With an inflation rate close to zero percent and a very accommodative monetary policy, regulation would result in managing liquidity. To avoid financial instability, it would be necessary to reinforce prudential regulation. Increasing interest rates to limit this instability would be counter-productive for growth and has to be avoided, as the Eurozone’s main problem is growth.
In this type of environment, allocation of resources wouldn’t be efficient. With an inflation rate at zero percent, we can expect limited volatility on relative prices. In other words, prices wouldn’t play their roles. At the same time, a zero-percent interest rate would limit the allocation of resources between the present and the future. Monetary policy and the financial and banking sectors would then lose part of their roles. The intertemporal allocation would be deficient. Fiscal policy in that case would have to supplement monetary policy. This could force a more integrated fiscal policy.
This scenario expects that there will be no strong divergence between the Fed’s monetary policy and the ECB’s. If there were a rapid hike in interest rates in the USA, would the ECB be able to maintain its very accommodative monetary policy? A brutal increase in the Fed’s interest rates would imply higher long-term interest rates in the USA; would it be possible for the Euro Area to avoid a contagion effect? In other words, what would be the ECB’s answer in the case of a diverging scenario on the business cycles and monetary policies on both sides of the Atlantic?

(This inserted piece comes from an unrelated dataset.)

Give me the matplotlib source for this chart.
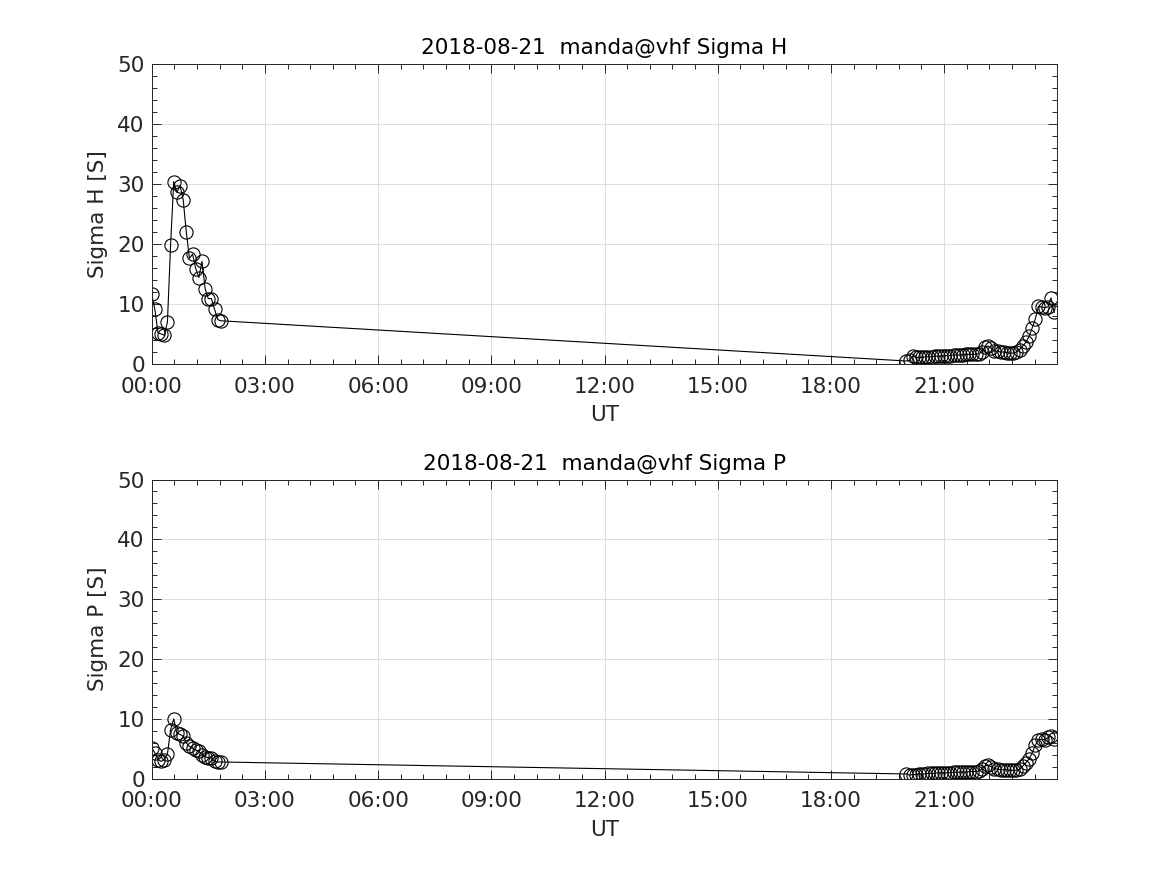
import numpy as np
import matplotlib
matplotlib.use('Agg')
import matplotlib.pyplot as plt
from matplotlib.ticker import MultipleLocator, FuncFormatter

# 5-minute samples, time in hours UT
# early morning block (00:00 - ~01:55)
sigma_h_am = [11.6, 9.1, 5.2, 5.0, 4.8, 7.0, 19.8, 30.4, 28.6, 29.7, 27.4, 22.0,
              17.6, 18.3, 15.9, 14.4, 17.1, 12.5, 10.9, 10.9, 9.1, 7.4, 7.2]
sigma_p_am = [5.2, 4.3, 3.2, 2.9, 3.2, 4.1, 8.2, 10.0, 7.6, 7.4, 7.1, 6.0,
              5.4, 5.1, 4.8, 4.6, 4.0, 3.7, 3.5, 3.5, 2.9, 2.8, 2.8]
# evening block (20:00 - 23:55)
sigma_h_pm = [0.5, 0.6, 1.3, 1.1, 1.1, 1.1, 1.2, 1.2, 1.2, 1.3, 1.3, 1.3,
              1.4, 1.4, 1.4, 1.5, 1.5, 1.5, 1.5, 1.6, 1.6, 1.6, 1.6, 1.7,
              2.0, 2.8, 3.0, 2.6, 2.2, 2.1, 2.0, 2.0, 1.9, 1.8, 1.8, 2.0,
              2.4, 3.0, 3.6, 4.6, 6.0, 7.5, 9.6, 9.5, 9.4, 9.5, 11.0, 8.6]
sigma_p_pm = [0.8, 0.6, 0.7, 0.7, 0.8, 0.8, 0.8, 0.9, 0.9, 0.9, 1.0, 1.0,
              1.0, 1.0, 1.0, 1.1, 1.1, 1.1, 1.1, 1.1, 1.2, 1.2, 1.2, 1.3,
              1.6, 2.1, 2.3, 2.0, 1.7, 1.6, 1.5, 1.5, 1.5, 1.4, 1.4, 1.4,
              1.6, 2.1, 2.7, 3.3, 4.3, 5.6, 6.5, 6.6, 6.5, 6.9, 7.1, 6.6]

t_am = np.arange(len(sigma_h_am)) / 12.0
t_pm = 20.0 + np.arange(len(sigma_h_pm)) / 12.0
t = np.concatenate([t_am, t_pm])
sigma_h = np.concatenate([sigma_h_am, sigma_h_pm])
sigma_p = np.concatenate([sigma_p_am, sigma_p_pm])

titles = ['2018-08-21  manda@vhf Sigma H', '2018-08-21  manda@vhf Sigma P']
ylabels = ['Sigma H [S]', 'Sigma P [S]']

fig = plt.figure(figsize=(11.67, 8.75), dpi=100, facecolor='w')
positions = [[0.130, 0.584, 0.776, 0.343], [0.130, 0.110, 0.776, 0.342]]
txtcol = '#262626'
fs = 15.5

for k, y in enumerate([sigma_h, sigma_p]):
    ax = fig.add_axes(positions[k])
    ax.plot(t, y, '-', color='k', lw=0.8, marker='o', mfc='none', mec='k',
            ms=9.5, mew=0.8)
    ax.set_xlim(0, 24)
    ax.set_ylim(0, 50)
    ax.xaxis.set_minor_locator(MultipleLocator(0.6))
    ax.yaxis.set_major_locator(MultipleLocator(10))
    ax.yaxis.set_minor_locator(MultipleLocator(2))
    # last label 24:00 not shown
    ax.set_xticks(np.arange(0, 24, 3))
    ax.xaxis.set_major_formatter(FuncFormatter(lambda v, p: '%02d:00' % int(round(v))))
    ax.tick_params(which='both', direction='in', top=True, right=True,
                   colors='#262626', labelcolor=txtcol, labelsize=fs)
    ax.tick_params(which='major', length=6.5, width=0.7)
    ax.tick_params(which='minor', length=3.5, width=0.7)
    ax.tick_params(axis='x', which='major', pad=9)
    ax.tick_params(axis='y', which='major', pad=5)
    ax.grid(True, which='major', color='#dcdcdc', lw=0.7)
    ax.set_axisbelow(True)
    for s in ax.spines.values():
        s.set_color('#262626')
        s.set_linewidth(0.7)
    ax.set_title(titles[k], fontsize=fs, color='k', pad=7)
    ax.set_xlabel('UT', fontsize=fs, color=txtcol, labelpad=6)
    ax.set_ylabel(ylabels[k], fontsize=fs, color=txtcol, labelpad=7)

fig.savefig('out.png', dpi=100)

The new direction taken by the Euro Area after the new ECB monetary policy is demand-oriented and will create a new momentum on activity and employment. This improvement is necessary to limit the risk of a long stagnation as was seen between 2011 and 2014. The probability to converge to a more virtuous cycle is high. It is a necessity to reduce current imbalances, to facilitate the inception of new political institutions and to reduce the political risk of the Eurozone to burst. There is a need for a stronger momentum; the ECB is doing the job, but it is just the first step to a real monetary union.